[Instructions to follow]: Print the lines of the listing below verbatim from its first line through the line bearing "2.309, 2.322, 2.336, 2.364, 2.389]". Any pictures are to be omitted.

[Data provided]:
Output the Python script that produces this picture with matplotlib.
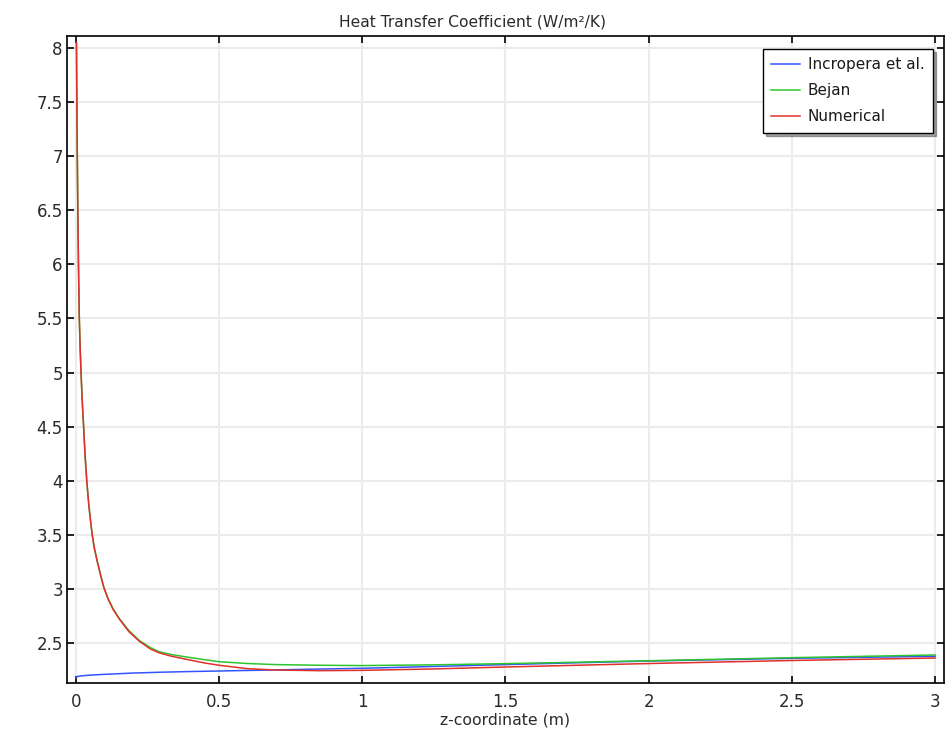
import matplotlib
matplotlib.use('Agg')
import matplotlib.pyplot as plt

# values
z_incropera = [0.0, 0.005, 0.02, 0.05, 0.1, 0.2, 0.3, 0.4, 0.5, 0.6, 0.7, 0.85, 1.0, 1.25,
               1.5, 1.75, 2.0, 2.5, 3.0]
h_incropera = [2.18, 2.19, 2.196, 2.203, 2.21, 2.222, 2.23, 2.236, 2.241, 2.246, 2.251, 2.259,
               2.266, 2.283, 2.30, 2.317, 2.333, 2.358, 2.377]

z_bejan = [0.002, 0.004, 0.005, 0.007, 0.009, 0.012, 0.015, 0.018, 0.022, 0.027, 0.032,
           0.038, 0.045, 0.052, 0.057, 0.065, 0.075, 0.086, 0.098, 0.112, 0.13, 0.152,
           0.185, 0.222, 0.26, 0.29, 0.33, 0.38, 0.45, 0.5, 0.6, 0.7, 0.85, 1.0, 1.25,
           1.5, 1.75, 2.0, 2.5, 3.0]
h_bejan = [8.05, 7.3, 7.0, 6.45, 6.0, 5.5, 5.22, 5.0, 4.75, 4.5, 4.24,
           4.0, 3.78, 3.61, 3.5, 3.37, 3.25, 3.13, 3.01, 2.912, 2.815, 2.725,
           2.615, 2.522, 2.457, 2.42, 2.395, 2.373, 2.345, 2.327, 2.31, 2.3, 2.294, 2.291, 2.298,
           2.309, 2.322, 2.336, 2.364, 2.389]

z_numerical = [0.002, 0.004, 0.005, 0.007, 0.009, 0.012, 0.015, 0.018, 0.022, 0.027, 0.032,
               0.038, 0.045, 0.052, 0.057, 0.065, 0.075, 0.086, 0.098, 0.112, 0.13, 0.152,
               0.185, 0.222, 0.26, 0.29, 0.33, 0.38, 0.45, 0.5, 0.6, 0.7, 0.85, 1.0, 1.25,
               1.5, 1.75, 2.0, 2.5, 3.0]
h_numerical = [8.05, 7.3, 7.0, 6.45, 6.0, 5.5, 5.22, 5.0, 4.75, 4.5, 4.24,
               4.0, 3.78, 3.61, 3.5, 3.37, 3.25, 3.13, 3.01, 2.91, 2.81, 2.72,
               2.605, 2.515, 2.445, 2.41, 2.38, 2.352, 2.315, 2.294, 2.262, 2.25, 2.244, 2.247, 2.26,
               2.278, 2.294, 2.31, 2.338, 2.361]

x_ticks = [0, 0.5, 1, 1.5, 2, 2.5, 3]
x_tick_labels = ['0', '0.5', '1', '1.5', '2', '2.5', '3']
y_ticks = [2.5, 3, 3.5, 4, 4.5, 5, 5.5, 6, 6.5, 7, 7.5, 8]
y_tick_labels = ['2.5', '3', '3.5', '4', '4.5', '5', '5.5', '6', '6.5', '7', '7.5', '8']

plt.rcParams['font.family'] = ['DejaVu Sans']

fig = plt.figure(figsize=(9.5, 7.3), dpi=100)
ax = fig.add_axes([67 / 950, 1 - 683 / 730, (944 - 67) / 950, (683 - 36) / 730])

ax.plot(z_incropera, h_incropera, color='#3355ff', lw=1.1, label='Incropera et al.')
ax.plot(z_bejan, h_bejan, color='#2ec42e', lw=1.1, label='Bejan')
ax.plot(z_numerical, h_numerical, color='#e0302a', lw=1.1, label='Numerical')

ax.set_xlim(-0.031, 3.031)
ax.set_ylim(2.13, 8.111)
ax.set_xticks(x_ticks)
ax.set_xticklabels(x_tick_labels)
ax.set_yticks(y_ticks)
ax.set_yticklabels(y_tick_labels)

ax.grid(True, color='#ebebeb', lw=1.5)
ax.set_axisbelow(True)
ax.tick_params(direction='in', top=True, right=True, length=5, width=1.2,
               labelsize=12, labelcolor='#2a2a2a')
ax.tick_params(axis='x', pad=7)
ax.tick_params(axis='y', pad=3)
for sp in ax.spines.values():
    sp.set_linewidth(1.2)

fig.text(0.497, 1 - 22 / 730, 'Heat Transfer Coefficient (W/m²/K)', ha='center', va='center',
         fontsize=11.2, color='#2a2a2a')
ax.set_xlabel('z-coordinate (m)', fontsize=11.3, color='#2a2a2a', labelpad=1)

leg = ax.legend(loc='upper right', bbox_to_anchor=(0.9875, 0.98), fancybox=False, shadow=True,
                edgecolor='black', fontsize=11, handlelength=1.9, borderpad=0.55,
                labelspacing=0.72, handletextpad=0.5, borderaxespad=0)
leg.get_frame().set_linewidth(1.0)
for t in leg.get_texts():
    t.set_color('#1a1a1a')

fig.savefig('out.png', dpi=100)
plt.close(fig)
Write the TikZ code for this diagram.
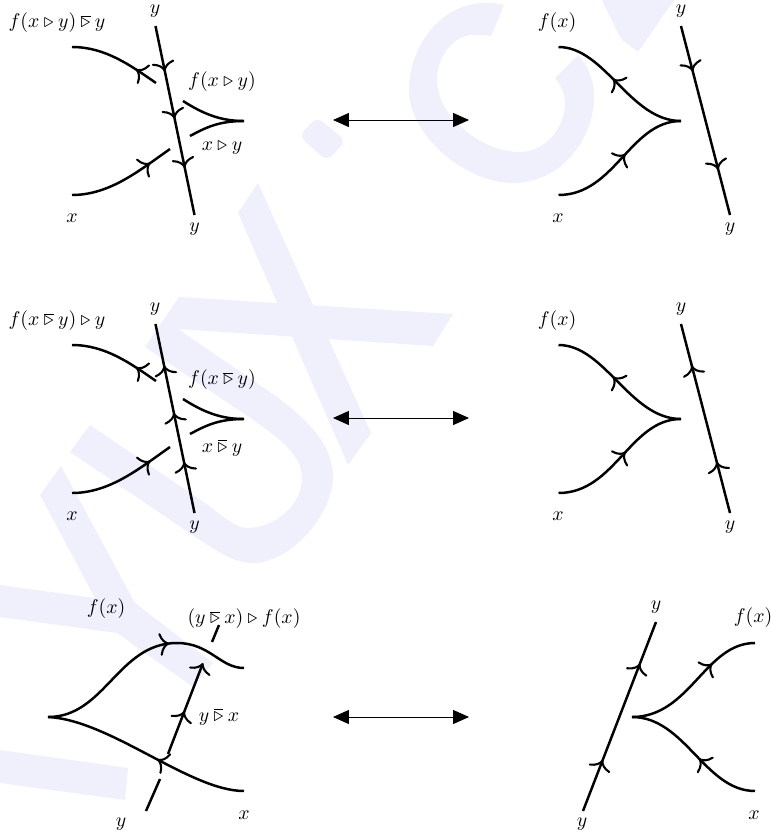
\documentclass[tikz,border=0pt]{standalone}
\usepackage{amsmath}
\usepackage{amssymb}
\usepackage{xcolor}
\usetikzlibrary{arrows.meta, decorations.markings}
\definecolor{wmark}{HTML}{F0F0FD}
\newcommand{\barrack}{\mathbin{\overline{\triangleright}}}

\begin{document}
\begin{tikzpicture}[
  x=0.526pt, y=-0.526pt,
  every node/.style={scale=1.04},
  strand/.style={line width=1.3pt},
  mk/.style={postaction={decorate, decoration={markings,
      mark=at position #1 with {\arrow{Computer Modern Rightarrow[length=5.2pt,width=12pt,line width=1.1pt]}}}}},
  tipend/.style={-{Computer Modern Rightarrow[length=5.2pt,width=12pt,line width=1.1pt]}},
  move/.style={line width=0.5pt, {Triangle[length=8.4pt,width=7.4pt]}-{Triangle[length=8.4pt,width=7.4pt]}},
  wm/.style={fill=wmark, draw=none}
]
\useasboundingbox (0,0) rectangle (771,832);

% watermark behind everything
\fill[wm] (0,750) -- (128,768) -- (125,800) -- (0,783) -- cycle;
\fill[wm] (61,466) -- (135,603) -- (213,663) -- (193,687) -- (117,633) -- (0,617)
  -- (0,585) -- (95,598) -- (40,495) -- cycle;
\fill[wm] (453,314) -- (433,346) -- (178,329) -- (277,397)
  .. controls (315,425) and (333,450) .. (333,477)
  .. controls (333,515) and (290,563) .. (253,563)
  .. controls (235,563) and (220,553) .. (200,540)
  -- (70,452) -- (90,425) -- (205,503)
  .. controls (222,515) and (235,528) .. (247,528)
  .. controls (275,528) and (302,505) .. (302,478)
  .. controls (302,455) and (280,438) .. (243,413)
  -- (145,347) -- (179,297) -- cycle;
\fill[wm] (258,183) -- (371,433) -- (348,465) -- (238,213) -- cycle;
\fill[wm, rounded corners=4pt] (299,136) -- (317,117) -- (346,141) -- (327,161) -- cycle;
\fill[wm] (504,5) .. controls (450,-8) and (409,40) .. (409,90)
  .. controls (409,135) and (465,183) .. (513,183)
  .. controls (560,183) and (594,140) .. (594,97)
  .. controls (594,80) and (588,65) .. (578,55)
  -- (555,78) .. controls (561,85) and (565,95) .. (565,103)
  .. controls (565,128) and (545,152) .. (520,152)
  .. controls (480,152) and (437,115) .. (437,80)
  .. controls (437,55) and (455,35) .. (473,35)
  .. controls (480,35) and (486,35) .. (491,36) -- cycle;
\fill[wm] (602,0) -- (621,39) -- (638,52) -- (674,0) -- cycle;

% first two rows share their geometry
\foreach \r/\yy in {1/0, 2/298}{
  \coordinate (ul\r) at (72,47+\yy);
  \coordinate (um\r) at (156,83+\yy);
  \coordinate (ll\r) at (72,195+\yy);
  \coordinate (lm\r) at (170,149+\yy);
  \coordinate (tt\r) at (155.5,26+\yy);
  \coordinate (tb\r) at (194.5,215+\yy);
  \coordinate (cu\r) at (183,101+\yy);
  \coordinate (cl\r) at (190,136+\yy);
  \coordinate (cj\r) at (244,121+\yy);
  \coordinate (ru\r) at (558.5,47+\yy);
  \coordinate (rl\r) at (558.5,195+\yy);
  \coordinate (rj\r) at (681,121+\yy);
  \coordinate (st\r) at (681,26+\yy);
  \coordinate (sb\r) at (730,215+\yy);
  \coordinate (ml\r) at (333,120+\yy);
  \coordinate (mr\r) at (469,120+\yy);
  \draw[strand, mk=0.26] (um\r) .. controls (130,65+\yy) and (105,47+\yy) .. (ul\r);
  \draw[strand, mk=0.78] (ll\r) .. controls (110,195+\yy) and (140,170+\yy) .. (lm\r);
  \draw[strand] (cu\r) .. controls (205,115+\yy) and (222,121+\yy) .. (cj\r);
  \draw[strand] (cl\r) .. controls (205,128+\yy) and (218,121+\yy) .. (cj\r);
  \draw[strand, mk=0.56] (rj\r) .. controls (630,121+\yy) and (605,47+\yy) .. (ru\r);
  \draw[strand, mk=0.55] (rl\r) .. controls (615,195+\yy) and (630,121+\yy) .. (rj\r);
  \draw[move] (ml\r) -- (mr\r);
  \node (x\r) at (72,218+\yy) {$x$};
  \node (y\r) at (194.5,229+\yy) {$y$};
  \node (yt\r) at (155,11+\yy) {$y$};
  \node (fr\r) at (557,23+\yy) {$f(x)$};
  \node (yr\r) at (681,11+\yy) {$y$};
  \node (xr\r) at (558,218+\yy) {$x$};
  \node (ys\r) at (730,229+\yy) {$y$};
}

% row 1
\draw[strand, mk=0.24, mk=0.49, mk=0.75] (tt1) -- (tb1);
\draw[strand, mk=0.24, mk=0.76] (st1) -- (sb1);
\node (fa1) at (57,23) {$f(x \triangleright y) \barrack y$};
\node (fb1) at (222,82) {$f(x \triangleright y)$};
\node (xb1) at (222,148) {$x \triangleright y$};

% row 2
\draw[strand, mk=0.27, mk=0.53, mk=0.78] (tb2) -- (tt2);
\draw[strand, mk=0.27, mk=0.78] (sb2) -- (st2);
\node (fa2) at (57,321) {$f(x \barrack y) \triangleright y$};
\node (fb2) at (222,380) {$f(x \barrack y)$};
\node (xb2) at (222,448) {$x \barrack y$};

% row 3, left
\coordinate (ja) at (48,717);
\coordinate (ju) at (244,668);
\coordinate (jl) at (244,791);
\coordinate (pk) at (177,643);
\coordinate (ya) at (146,811);
\coordinate (yb) at (160,779);
\coordinate (yc) at (168,754);
\coordinate (yd) at (203,663);
\coordinate (ye) at (212,642);
\coordinate (yf) at (219,625);
\draw[strand, mk=0.95] (ja) .. controls (105,717) and (118,643) .. (pk);
\draw[strand] (pk) .. controls (210,643) and (220,668) .. (ju);
\draw[strand, mk=0.44] (jl) .. controls (190,791) and (110,720) .. (ja);
\draw[strand] (ya) -- (yb);
\draw[strand, tipend, mk=0.47] (yc) -- (yd);
\draw[strand] (ye) -- (yf);
\node (f3) at (106,609) {$f(x)$};
\node (fy3) at (244,619) {$(y \barrack x) \triangleright f(x)$};
\node (yx3) at (219,717) {$y \barrack x$};
\node (x3) at (244,815) {$x$};
\node (y3) at (121,824) {$y$};

% row 3, right
\coordinate (sa) at (583,811);
\coordinate (sc) at (656,622);
\coordinate (rj) at (632,717);
\coordinate (ru) at (755,643);
\coordinate (rl) at (755,791);
\draw[strand, mk=0.27, mk=0.78] (sa) -- (sc);
\draw[strand, mk=0.67] (rj) .. controls (690,717) and (705,643) .. (ru);
\draw[strand, mk=0.45] (rl) .. controls (705,791) and (685,717) .. (rj);
\draw[move] (333,717) coordinate (ml3) -- (469,717) coordinate (mr3);
\node (y4) at (656,607) {$y$};
\node (f4) at (753,618) {$f(x)$};
\node (y5) at (582,824) {$y$};
\node (x4) at (754,815) {$x$};
\end{tikzpicture}
\end{document}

[Solved exercise]:
Output the Python script that produces this picture with matplotlib.
import matplotlib
matplotlib.use('Agg')
import matplotlib.pyplot as plt

# values
z_incropera = [0.0, 0.005, 0.02, 0.05, 0.1, 0.2, 0.3, 0.4, 0.5, 0.6, 0.7, 0.85, 1.0, 1.25,
               1.5, 1.75, 2.0, 2.5, 3.0]
h_incropera = [2.18, 2.19, 2.196, 2.203, 2.21, 2.222, 2.23, 2.236, 2.241, 2.246, 2.251, 2.259,
               2.266, 2.283, 2.30, 2.317, 2.333, 2.358, 2.377]

z_bejan = [0.002, 0.004, 0.005, 0.007, 0.009, 0.012, 0.015, 0.018, 0.022, 0.027, 0.032,
           0.038, 0.045, 0.052, 0.057, 0.065, 0.075, 0.086, 0.098, 0.112, 0.13, 0.152,
           0.185, 0.222, 0.26, 0.29, 0.33, 0.38, 0.45, 0.5, 0.6, 0.7, 0.85, 1.0, 1.25,
           1.5, 1.75, 2.0, 2.5, 3.0]
h_bejan = [8.05, 7.3, 7.0, 6.45, 6.0, 5.5, 5.22, 5.0, 4.75, 4.5, 4.24,
           4.0, 3.78, 3.61, 3.5, 3.37, 3.25, 3.13, 3.01, 2.912, 2.815, 2.725,
           2.615, 2.522, 2.457, 2.42, 2.395, 2.373, 2.345, 2.327, 2.31, 2.3, 2.294, 2.291, 2.298,
           2.309, 2.322, 2.336, 2.364, 2.389]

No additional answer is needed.